There being no developed trails, hikers have their choice of climbing mountain peaks or taking an easier walk through Muggins Wash.
To reach Muggins Mountains from Yuma, go east on Interstate 8 to the Dome Valley exit, then travel east through Ligurta to Dome Valley Road and turn north. Follow Dome Valley Road to Avenue 20E. Take Avenue 20E north to County 7th Street and turn east. Travel east on County 7th Street past the old Dome Valley Transfer Station. Continue on primitive road for about 2 miles to access Muggins Wash.
Over the years, Smucker Park has afforded many Yuma residents a brisk walk in the park early in the morning, during the lunch hour or after work.
Located on Avenue A south of 24th Street, Smucker Park has a nearly mile-long concrete walking path that leads walkers in a circular route over terrain that alternates between level ground and steep inclines and descents.

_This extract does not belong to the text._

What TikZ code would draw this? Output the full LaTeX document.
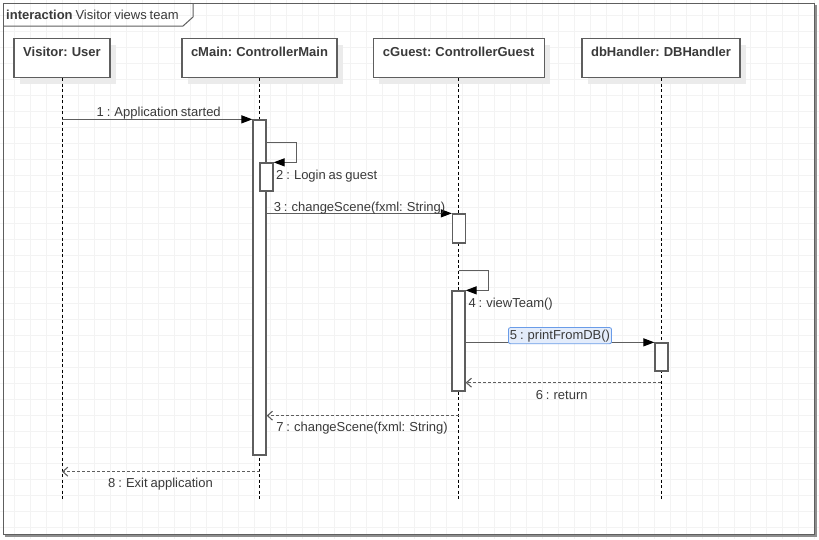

Smucker Park also has playground and exercise equipment, restrooms, drinking fountains and ramadas with picnic tables. Park hours are from sunrise until 11 p.m.
Call 928-373-5243 for more information.
Ponderosa Park, located at 26th Street and 29th Drive, offers a 1,503-foot-long multiuse path on level ground for walkers who don't want the steep climbs and drops. Four times around the path represents a little more than a mile.
Kids can also ride skateboards, in-line skates or bikes around the path.
Besides the multiuse path and a playground, the park has a rest area and a cold water drinking fountain, although there are no restrooms.
The park is open from one hour before sunrise to 11 p.m. No glass bottles are allowed in the park. For more information, call 373-5243.
Carver Park, 5th Street and 13th Avenue, offers the city of Yuma's only rubberized path to the public.
Constructed by the city and Yuma Union High School District, the track is 400 meters long, so four laps around is considered a metric mile, he said.
While the city encourages public use of the track for walking or running, skateboards, rollerblades, bikes and vehicles are not allowed on it.
Carver Park has restrooms, drinking water and ramadas. Park hours are from sunrise to 11 p.m.
For more information, call 373-5243.
Sunrise Optimist Park
Located at 20th Street and 45th Avenue, Sunrise Optimist Park has a tree-lined path that meanders around a playground, where small children can play.
The park's concrete walking path is four-tenths of a mile long, so two laps around is almost a mile.
It is open from sunrise to 11 p.m.
Drinking fountains and restrooms are located at the nearby softball field, which is open to the public.